(What you should do): The listing below begins with the first line you should copy; stop after the line containing "const yTicks87 = [0,-20,-40,-60,-80,-100,-120,-140,-160];", and drop every picture.

** start **

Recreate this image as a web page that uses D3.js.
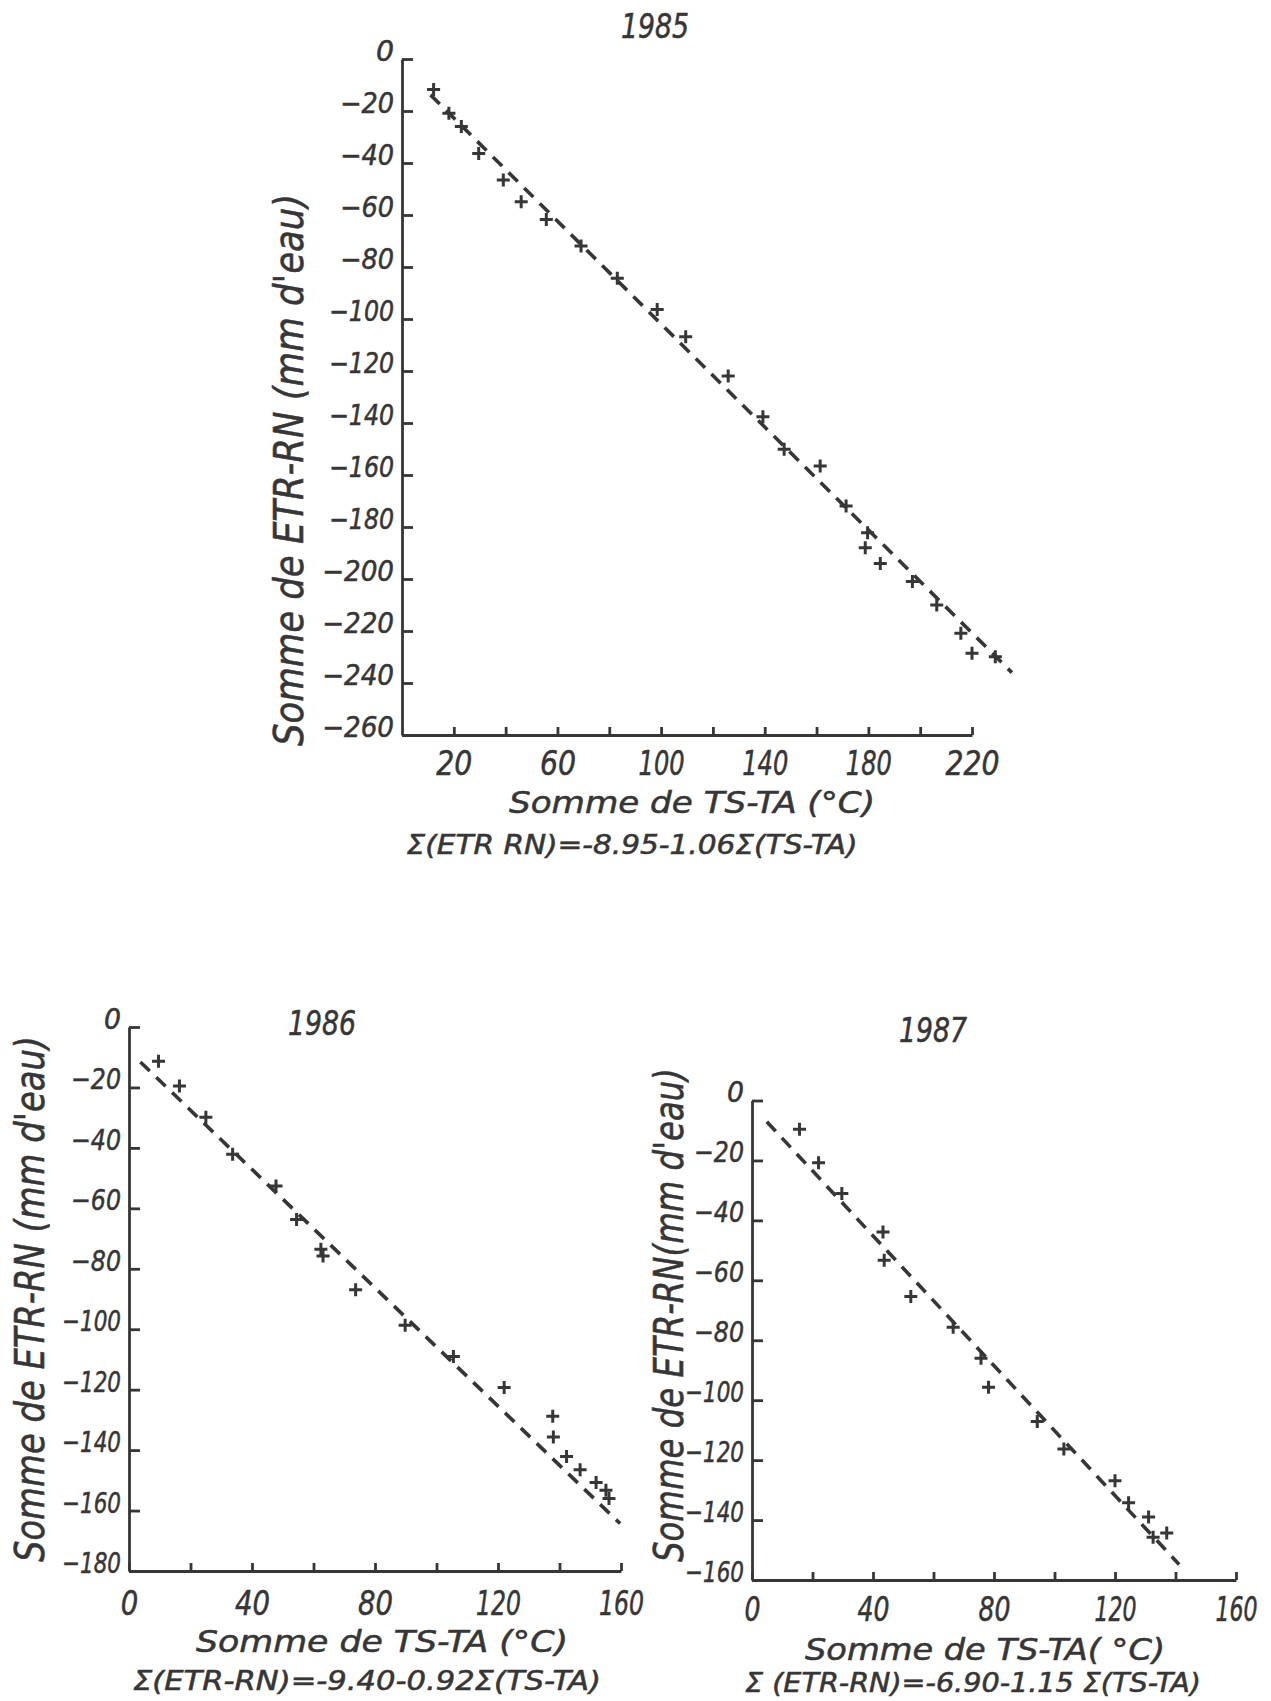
<!DOCTYPE html>
<html><head><meta charset="utf-8">
<script src="https://cdn.jsdelivr.net/npm/d3@7"></script>
<style>
body{margin:0;background:#fff;}
svg text{font-family:"DejaVu Sans Condensed","DejaVu Sans",sans-serif;font-style:italic;fill:#363636;stroke:#363636;stroke-width:0.5px;}
</style></head><body>
<svg id="c" width="1271" height="1701"></svg>
<script>
const INK = "#363636";

// ---------- 1985 ----------
const x85 = [12.2,18.1,22.9,29.6,39.1,46.0,55.7,69.1,83.1,98.5,109.5,125.9,139.3,147.5,161.4,171.4,179.7,178.8,184.6,197.0,206.4,215.7,220.0,229.0];
const y85 = [-11.7,-20.9,-26.0,-36.3,-46.5,-54.9,-61.7,-71.9,-84.3,-96.3,-106.8,-121.9,-137.6,-150.1,-156.5,-171.9,-182.2,-188.0,-194.0,-201.0,-210.0,-220.9,-228.6,-229.9];
const fitX85 = [11.0, 235.4];
const fitY85 = [-13.8, -236.0];
const xTicks85 = [20,40,60,80,100,120,140,160,180,200,220];
const xLabels85 = [20,60,100,140,180,220];
const yTicks85 = [0,-20,-40,-60,-80,-100,-120,-140,-160,-180,-200,-220,-240,-260];

// ---------- 1986 ----------
const x86 = [9.6,16.4,25.0,33.7,47.8,54.5,62.4,63.1,73.7,89.8,105.5,122.0,137.8,138.0,142.3,146.7,151.9,155.1,156.1];
const y86 = [-11.3,-19.5,-29.9,-42.1,-52.6,-63.7,-73.5,-75.8,-86.9,-98.7,-109.0,-119.3,-128.8,-135.7,-142.1,-146.5,-150.7,-153.3,-156.0];
const fitX86 = [3.7, 159.7];
const fitY86 = [-11.6, -164.3];
const xTicks86 = [0,20,40,60,80,100,120,140,160];
const xLabels86 = [0,40,80,120,160];
const yTicks86 = [0,-20,-40,-60,-80,-100,-120,-140,-160,-180];

// ---------- 1987 ----------
const x87 = [15.7,22.0,29.7,43.3,43.7,52.5,66.5,75.7,78.2,94.3,103.1,120.0,124.5,131.1,132.6,137.1];
const y87 = [-9.6,-20.8,-31.0,-43.9,-53.3,-65.4,-75.7,-86.0,-95.7,-107.1,-116.3,-126.9,-134.2,-139.0,-145.7,-144.3];
const fitX87 = [4.9, 141.2];
const fitY87 = [-7.1, -154.8];
const xTicks87 = [0,20,40,60,80,100,120,140,160];
const xLabels87 = [0,40,80,120,160];
const yTicks87 = [0,-20,-40,-60,-80,-100,-120,-140,-160];

const titles = ["1985","1986","1987"];
const yTitles = ["Somme de ETR-RN (mm d'eau)","Somme de ETR-RN (mm d'eau)","Somme de ETR-RN(mm d'eau)"];
const xTitles = ["Somme de TS-TA (°C)","Somme de TS-TA (°C)","Somme de TS-TA( °C)"];
const equations = ["Σ(ETR RN)=-8.95-1.06Σ(TS-TA)","Σ(ETR-RN)=-9.40-0.92Σ(TS-TA)","Σ (ETR-RN)=-6.90-1.15 Σ(TS-TA)"];

const panels = [
  {xs:x85, ys:y85, fx:fitX85, fy:fitY85, xt:xTicks85, xl:xLabels85, yt:yTicks85,
   xDom:[0,220], xRange:[402,972], yDom:[0,-260], yRange:[59,735],
   title:{x:655,y:38}, yT:{x:303,y:470,len:552}, xT:{x:692,y:813,len:366,fs:31},
   eq:{x:632,y:854,len:451}, xBase:40, xFs:33, yFs:28,
   yw:{m:18,d:18,o:11}, xw:{d:18,o:10}},
  {xs:x86, ys:y86, fx:fitX86, fy:fitY86, xt:xTicks86, xl:xLabels86, yt:yTicks86,
   xDom:[0,160], xRange:[129,621], yDom:[0,-180], yRange:[1027,1571],
   title:{x:322,y:1035}, yT:{x:44,y:1299,len:526}, xT:{x:382,y:1652,len:372,fs:30},
   eq:{x:367,y:1690,len:468}, xBase:44, xFs:34, yFs:29,
   yw:{m:16,d:17,o:9}, xw:{d:17.5,o:10}},
  {xs:x87, ys:y87, fx:fitX87, fy:fitY87, xt:xTicks87, xl:xLabels87, yt:yTicks87,
   xDom:[0,160], xRange:[752,1236], yDom:[0,-160], yRange:[1100.5,1580],
   title:{x:933,y:1042}, yT:{x:683,y:1315,len:494}, xT:{x:985,y:1660,len:360,fs:30},
   eq:{x:973,y:1692,len:456}, xBase:41, xFs:33, yFs:29,
   yw:{m:16,d:17,o:9}, xw:{d:16,o:10}}
];

const fmt = d => (d < 0 ? "\u2212" : "") + Math.abs(d);
function width(s, w) {
  let t = 0;
  for (const c of s) t += (c === "\u2212") ? (w.m || 0) : (c === "1" ? w.o : w.d);
  return t;
}

const svg = d3.select("#c");
svg.append("rect").attr("width",1271).attr("height",1701).attr("fill","#fff");

panels.forEach((p,i) => {
  const x = d3.scaleLinear().domain(p.xDom).range(p.xRange);
  const y = d3.scaleLinear().domain(p.yDom).range(p.yRange);
  const g = svg.append("g");

  // y axis
  const ya = g.append("g").attr("transform",`translate(${p.xRange[0]},0)`)
    .call(d3.axisLeft(y).tickValues(p.yt).tickFormat(fmt).tickSizeInner(-11).tickSizeOuter(0).tickPadding(8));
  // x axis
  const xa = g.append("g").attr("transform",`translate(0,${p.yRange[1]})`)
    .call(d3.axisBottom(x).tickValues(p.xt).tickSizeInner(-8).tickSizeOuter(0)
      .tickFormat(d => p.xl.includes(d) ? fmt(d) : ""));
  [ya,xa].forEach(a => {
    a.attr("font-family",null).attr("font-size",null);
    a.selectAll("path,line").attr("stroke",INK).attr("stroke-width",2.8);
  });
  ya.selectAll("text").style("font-size",p.yFs+"px").attr("dy","0.05em").attr("x",-8)
    .each(function(){ const s=this.textContent; if(s) d3.select(this).attr("textLength",width(s,p.yw)).attr("lengthAdjust","spacingAndGlyphs"); });
  xa.selectAll("text").style("font-size",p.xFs+"px").attr("dy",null).attr("y",p.xBase)
    .each(function(){ const s=this.textContent; if(s) d3.select(this).attr("textLength",width(s,p.xw)).attr("lengthAdjust","spacingAndGlyphs"); });

  // fit line
  const pts = p.fx.map((v,k)=>[v,p.fy[k]]);
  g.append("path").datum(pts)
    .attr("d", d3.line().x(d=>x(d[0])).y(d=>y(d[1])))
    .attr("fill","none").attr("stroke",INK).attr("stroke-width",3.6)
    .attr("stroke-dasharray","13,9");

  // points
  g.selectAll(".pt").data(p.xs.map((v,k)=>[v,p.ys[k]])).join("path")
    .attr("class","pt")
    .attr("transform", d=>`translate(${x(d[0])},${y(d[1])})`)
    .attr("d","M-6.5,0H6.5M0,-6.5V6.5")
    .attr("stroke",INK).attr("stroke-width",3).attr("fill","none");

  // title
  g.append("text").attr("x",p.title.x).attr("y",p.title.y)
    .attr("text-anchor","middle").style("font-size","33px")
    .attr("textLength",68).attr("lengthAdjust","spacingAndGlyphs").text(titles[i]);

  // y title
  g.append("text")
    .attr("transform",`translate(${p.yT.x},${p.yT.y}) rotate(-90)`)
    .attr("text-anchor","middle").style("font-size","40px")
    .attr("textLength",p.yT.len).attr("lengthAdjust","spacingAndGlyphs")
    .text(yTitles[i]);

  // x title
  g.append("text").attr("x",p.xT.x).attr("y",p.xT.y)
    .attr("text-anchor","middle").style("font-size",p.xT.fs+"px")
    .attr("textLength",p.xT.len).attr("lengthAdjust","spacingAndGlyphs")
    .text(xTitles[i]);

  // equation
  g.append("text").attr("x",p.eq.x).attr("y",p.eq.y)
    .attr("text-anchor","middle").style("font-size","26px")
    .attr("textLength",p.eq.len).attr("lengthAdjust","spacingAndGlyphs")
    .text(equations[i]);
});
</script>
</body></html>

** end **

(Written solution):
Recreate this image as a web page that uses D3.js.
<!DOCTYPE html>
<html><head><meta charset="utf-8">
<script src="https://cdn.jsdelivr.net/npm/d3@7"></script>
<style>
body{margin:0;background:#fff;}
svg text{font-family:"DejaVu Sans Condensed","DejaVu Sans",sans-serif;font-style:italic;fill:#363636;stroke:#363636;stroke-width:0.5px;}
</style></head><body>
<svg id="c" width="1271" height="1701"></svg>
<script>
const INK = "#363636";

// ---------- 1985 ----------
const x85 = [12.2,18.1,22.9,29.6,39.1,46.0,55.7,69.1,83.1,98.5,109.5,125.9,139.3,147.5,161.4,171.4,179.7,178.8,184.6,197.0,206.4,215.7,220.0,229.0];
const y85 = [-11.7,-20.9,-26.0,-36.3,-46.5,-54.9,-61.7,-71.9,-84.3,-96.3,-106.8,-121.9,-137.6,-150.1,-156.5,-171.9,-182.2,-188.0,-194.0,-201.0,-210.0,-220.9,-228.6,-229.9];
const fitX85 = [11.0, 235.4];
const fitY85 = [-13.8, -236.0];
const xTicks85 = [20,40,60,80,100,120,140,160,180,200,220];
const xLabels85 = [20,60,100,140,180,220];
const yTicks85 = [0,-20,-40,-60,-80,-100,-120,-140,-160,-180,-200,-220,-240,-260];

// ---------- 1986 ----------
const x86 = [9.6,16.4,25.0,33.7,47.8,54.5,62.4,63.1,73.7,89.8,105.5,122.0,137.8,138.0,142.3,146.7,151.9,155.1,156.1];
const y86 = [-11.3,-19.5,-29.9,-42.1,-52.6,-63.7,-73.5,-75.8,-86.9,-98.7,-109.0,-119.3,-128.8,-135.7,-142.1,-146.5,-150.7,-153.3,-156.0];
const fitX86 = [3.7, 159.7];
const fitY86 = [-11.6, -164.3];
const xTicks86 = [0,20,40,60,80,100,120,140,160];
const xLabels86 = [0,40,80,120,160];
const yTicks86 = [0,-20,-40,-60,-80,-100,-120,-140,-160,-180];

// ---------- 1987 ----------
const x87 = [15.7,22.0,29.7,43.3,43.7,52.5,66.5,75.7,78.2,94.3,103.1,120.0,124.5,131.1,132.6,137.1];
const y87 = [-9.6,-20.8,-31.0,-43.9,-53.3,-65.4,-75.7,-86.0,-95.7,-107.1,-116.3,-126.9,-134.2,-139.0,-145.7,-144.3];
const fitX87 = [4.9, 141.2];
const fitY87 = [-7.1, -154.8];
const xTicks87 = [0,20,40,60,80,100,120,140,160];
const xLabels87 = [0,40,80,120,160];
const yTicks87 = [0,-20,-40,-60,-80,-100,-120,-140,-160];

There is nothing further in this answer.